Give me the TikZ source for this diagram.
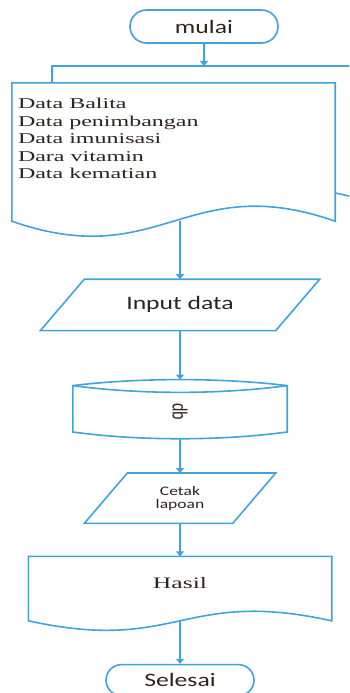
\documentclass[tikz,border=0pt]{standalone}
\usepackage{fontspec}
\usepackage{graphicx}
\setmainfont{Liberation Serif}[FakeStretch=1.6]
\newfontfamily\calibri{Carlito}[FakeStretch=1.35]
\newfontfamily\calibriplain{Carlito}
\usetikzlibrary{arrows.meta,positioning,calc}
\definecolor{flowblue}{RGB}{66,163,219}
\definecolor{ink}{RGB}{46,36,30}

\tikzset{
  outline/.style={draw=flowblue, line width=1.6pt},
  flow/.style={draw=flowblue, line width=1.6pt, -{Triangle[width=8pt,length=5pt]}},
  sanstext/.style={font=\calibri\fontsize{19}{22}\selectfont},
}

\begin{document}
\begin{tikzpicture}[x=1pt, y=1pt, text=ink]
    \clip (0,0) rectangle (349,-693);

    \node (mulai) [outline, rounded corners=16.5pt, minimum width=148pt, minimum height=33pt, sanstext] at (204,-26.5) {mulai};
    \coordinate (docs top) at (204,-66);

    % data sheets
    \node (docs) [minimum width=323pt, minimum height=138pt, inner sep=0pt, below=39pt of mulai, xshift=-30.5pt] {};
    \draw [outline, fill=white] (52,-204) -- (52,-66) -- (375,-66) -- (375,-204) .. controls +(-149,52) and +(149,-52) .. (52,-204) -- cycle;
    \draw [outline, fill=white] (docs.south west) -- (docs.north west) -- (docs.north east) -- (docs.south east) .. controls +(-149,52) and +(149,-52) .. (docs.south west) -- cycle;
    \node (datalist) [anchor=north west, align=left, inner sep=0pt, font=\fontsize{15}{17.5}\selectfont] at ([shift={(6pt,-15.5pt)}]docs.north west) {Data Balita\\Data penimbangan\\Data imunisasi\\Dara vitamin\\Data kematian};

    \node (input) [minimum width=279pt, minimum height=51pt, inner sep=0pt, below=58pt of docs, xshift=6.5pt, sanstext] {Input data};
    \draw [outline] ([xshift=44pt]input.north west) -- (input.north east) -- ([xshift=-44pt]input.south east) -- (input.south west) -- cycle;

    % database
    \node (db) [minimum width=214pt, minimum height=59pt, inner sep=0pt, below=49pt of input] {};
    \draw [outline] ([yshift=-6pt]db.north west) .. controls +(67,8) and +(-67,8) .. ([yshift=-6pt]db.north east) -- ([yshift=7pt]db.south east) .. controls +(-67,-9) and +(67,-9) .. ([yshift=7pt]db.south west) -- cycle;
    \draw [outline] ([yshift=-6pt]db.north west) .. controls +(67,-9) and +(-67,-9) .. ([yshift=-6pt]db.north east);
    \node (dblabel) [rotate=-90, font=\calibriplain\fontsize{16}{18}\selectfont] at ([yshift=-2.5pt]db.center) {\scalebox{1}[1.35]{db}};

    \node (cetak) [minimum width=191pt, minimum height=50pt, inner sep=0pt, below=34pt of db, align=center, font=\calibri\fontsize{13}{13}\selectfont] {Cetak\\lapoan};
    \draw [outline] ([xshift=43pt]cetak.north west) -- (cetak.north east) -- ([xshift=-43pt]cetak.south east) -- (cetak.south west) -- cycle;

    % report
    \node (hasil) [minimum width=303pt, minimum height=64pt, inner sep=0pt, below=33pt of cetak] {};
    \draw [outline] (hasil.south west) -- (hasil.north west) -- (hasil.north east) -- (hasil.south east) .. controls +(-150,33) and +(150,-33) .. (hasil.south west) -- cycle;
    \node (hasillabel) [anchor=base, font=\fontsize{16}{18}\selectfont] at (hasil.center) {Hasil};

    \node (selesai) [outline, rounded corners=15.5pt, minimum width=148pt, minimum height=31pt, below=43pt of hasil, sanstext] {Selesai};

    \draw [flow] (mulai) -- (docs top);
    \draw [flow] (docs.south -| input.north) -- (input);
    \draw [flow] (input) -- (db);
    \draw [flow] (db) -- (cetak);
    \draw [flow] (cetak) -- (hasil);
    \draw [flow] (hasil) -- (selesai);
\end{tikzpicture}
\end{document}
====
**SHORT PROBLEM:** Without the pictures, return the listing above from its first line through the line that has "(0,0) rectangle (349,-693);".

**RESPONSE TO THE EXERCISE:**
Give me the TikZ source for this diagram.
\documentclass[tikz,border=0pt]{standalone}
\usepackage{fontspec}
\usepackage{graphicx}
\setmainfont{Liberation Serif}[FakeStretch=1.6]
\newfontfamily\calibri{Carlito}[FakeStretch=1.35]
\newfontfamily\calibriplain{Carlito}
\usetikzlibrary{arrows.meta,positioning,calc}
\definecolor{flowblue}{RGB}{66,163,219}
\definecolor{ink}{RGB}{46,36,30}

\tikzset{
  outline/.style={draw=flowblue, line width=1.6pt},
  flow/.style={draw=flowblue, line width=1.6pt, -{Triangle[width=8pt,length=5pt]}},
  sanstext/.style={font=\calibri\fontsize{19}{22}\selectfont},
}

\begin{document}
\begin{tikzpicture}[x=1pt, y=1pt, text=ink]
    \clip (0,0) rectangle (349,-693);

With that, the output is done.